Comment la Fondation Banque Populaire vous a donc aidé dans votre carrière ?
La Fondation m’a conseillé et m’a mis en contact avec d’autres musiciens, des journalistes et des conseillers de la SACEM pour des sujets plus techniques, et depuis 2017 elle a déjà soutenu plusieurs de mes projets, dont Rivière d’encre, et mon dernier disque, que je viens de finaliser.
L’album s’appelle La patience et contient plusieurs commandes que j’ai eu autour de la voix. Je les ai réunies afin d’explorer les différentes formes vocales, en cherchant dans le son l’évolution de la voix, de celle d’un bébé — ma fille, que j’avais enregistré à sa naissance, au choeur d’enfants (la Maîtrise de Radio France) ; de la musique de chambre (Tres instantes oniricos pour soprano, violoncelle et piano) à un Concert pour chanteur de Slam et orchestre symphonique (une commande de l’orchestre de Picardie). Dans le CD il y a également Loveless land pour soprano, ténor et piano, sur texte d’Oscar Wilde et Le raboteur de nuages pour voix, harpe et ondes Martenot — une formation que je trouve très intéressante.
Le travail de la voix est assez nouveau pour moi, mais j’ai relevé le défi et j’y ai retrouvé ma personnalité. Finalement j’aime bien me retrouver dans des positions inconfortables pour créer, car cela stimule ma créativité.

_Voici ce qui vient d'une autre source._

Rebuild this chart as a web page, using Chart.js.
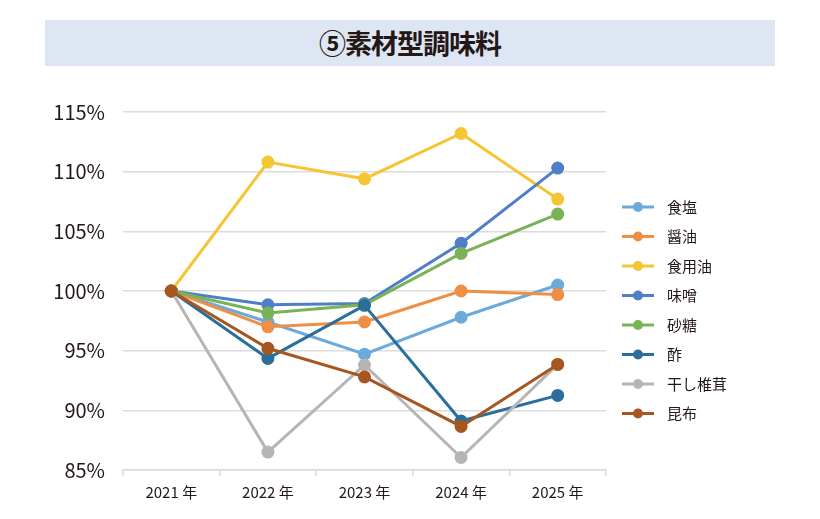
<!DOCTYPE html>
<html lang="ja">
<head>
  <meta charset="UTF-8">
  <title>⑤素材型調味料</title>
  <script src="https://cdn.jsdelivr.net/npm/chart.js"></script>
  <style>
    body {
      margin: 0;
      background: #fff;
      font-family: "Noto Sans CJK JP", sans-serif;
    }
    .wrap {
      position: relative;
      width: 820px;
      height: 519px;
    }
    .banner {
      position: absolute;
      left: 45px;
      top: 20px;
      width: 730px;
      height: 46px;
      background: #dfe6f3;
      color: #231815;
      font-size: 27px;
      font-weight: bold;
      line-height: 46px;
      text-align: center;
      letter-spacing: -1px;
    }
    canvas {
      position: absolute;
      left: 0;
      top: 0;
    }
  </style>
</head>
<body>

<div class="wrap">
  <div class="banner">⑤素材型調味料</div>
  <canvas id="chart" width="820" height="519"></canvas>
</div>

<script>
  const years = ['2021 年', '2022 年', '2023 年', '2024 年', '2025 年'];
  const yTicks = [85, 90, 95, 100, 105, 110, 115];

  const salt     = [100, 97.4, 94.7, 97.8, 100.5];
  const soy      = [100, 97.0, 97.4, 100.0, 99.7];
  const oil      = [100, 110.8, 109.4, 113.2, 107.7];
  const miso     = [100, 98.85, 98.95, 104.0, 110.3];
  const sugar    = [100, 98.15, 98.85, 103.15, 106.45];
  const vinegar  = [100, 94.35, 98.8, 89.1, 91.25];
  const shiitake = [100, 86.5, 93.8, 86.05, 93.85];
  const kombu    = [100, 95.2, 92.8, 88.65, 93.85];

  const names = ['食塩', '醤油', '食用油', '味噌', '砂糖', '酢', '干し椎茸', '昆布'];
  const colors = ['#6aaadc', '#ef8f45', '#f5c533', '#4f7fc8', '#79b356', '#2a6f9c', '#b5b5b5', '#a8561f'];
  const series = [salt, soy, oil, miso, sugar, vinegar, shiitake, kombu];

  // legend drawn by hand: short line with a dot in the middle
  const sideLegend = {
    id: 'sideLegend',
    afterDraw(chart) {
      const c = chart.ctx;
      c.save();
      chart.data.datasets.forEach((ds, i) => {
        const y = 207 + i * 29.5;
        c.strokeStyle = ds.borderColor;
        c.lineWidth = 3;
        c.beginPath();
        c.moveTo(622, y);
        c.lineTo(654, y);
        c.stroke();
        c.fillStyle = ds.borderColor;
        c.beginPath();
        c.arc(638, y, 5, 0, Math.PI * 2);
        c.fill();
        c.fillStyle = '#231815';
        c.font = '15px "Noto Sans CJK JP"';
        c.textBaseline = 'middle';
        c.fillText(ds.label, 667, y);
      });
      c.restore();
    }
  };

  new Chart(document.getElementById('chart'), {
    type: 'line',
    data: {
      labels: years,
      datasets: series.map((d, i) => ({
        label: names[i],
        data: d,
        order: series.length - i, // later series on top, like the original
        borderColor: colors[i],
        backgroundColor: colors[i],
        borderWidth: 3,
        pointRadius: 5,
        pointHoverRadius: 5,
        tension: 0
      }))
    },
    options: {
      responsive: false,
      animation: false,
      layout: { padding: { left: 0, right: 214, top: 112, bottom: 0 } },
      plugins: {
        legend: { display: false },
        tooltip: { enabled: false }
      },
      scales: {
        x: {
          offset: true,
          afterFit: s => { s.height = 49; },
          grid: {
            offset: true,
            drawOnChartArea: false,
            drawTicks: true,
            tickLength: 6,
            color: '#d9d9d9',
            lineWidth: 1.5
          },
          border: { color: '#d9d9d9', width: 1.5 },
          ticks: {
            color: '#231815',
            font: { size: 15, family: '"Noto Sans CJK JP"' },
            padding: 7
          }
        },
        y: {
          min: 85,
          max: 115,
          afterFit: s => { s.width = 123; },
          afterBuildTicks: s => { s.ticks = yTicks.map(v => ({ value: v })); },
          grid: { drawTicks: false, color: '#dcdcdc', lineWidth: 1.5 },
          border: { display: false },
          ticks: {
            color: '#231815',
            font: { size: 20, family: '"Noto Sans CJK JP"' },
            padding: 18,
            callback: v => v + '%'
          }
        }
      }
    },
    plugins: [sideLegend]
  });
</script>

</body>
</html>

Pour quelle formation préférez-vous écrire ?
J’aime beaucoup écrire pour orchestre car il y a une grande richesse de couleurs et de timbres, mais j’aime aussi composer pour quatuor a cordes, comme j’ai fait pour le quatuor Voce avec la Suite Capoeira.
Une pièce en hommage à la capoeira et au Brazil, ce qui renvoie à vos origines sud-américaines…
Oui, certaines de mes pièces ont effectivement une influence sud-américaine, comme cette Suite, ou encore ma pièce Ciudades limitrofes pour flûtes traditionnelles de la cordillère des Andes et ensemble (piano, flûte, clarinette, percussion). L’oeuvre de chacun a, bien évidemment, une relation très étroite avec sa trajectoire de vie.
Après ça dépend des projets, mais l’essentiel est que je puisse me reconnaître dans mes oeuvres et que je puisse continuer à me passionner comme un enfant.
Que conseillerez-vous à la nouvelle génération de compositeurs ?
Je leur recommande de travailler très dur, en surmontant l’angoisse de la création, de continuer à explorer sans préjugés plusieurs types de musique et d’instrumentarium et de se laisser surprendre. Je pense notamment à ma collaboration avec un slammeur qui m’a appris beaucoup de choses, dont le beatbox qui m’a ensuite influencé dans l’écriture de la pièce Une poignée de consonnes pour les percussions de Strasbourg.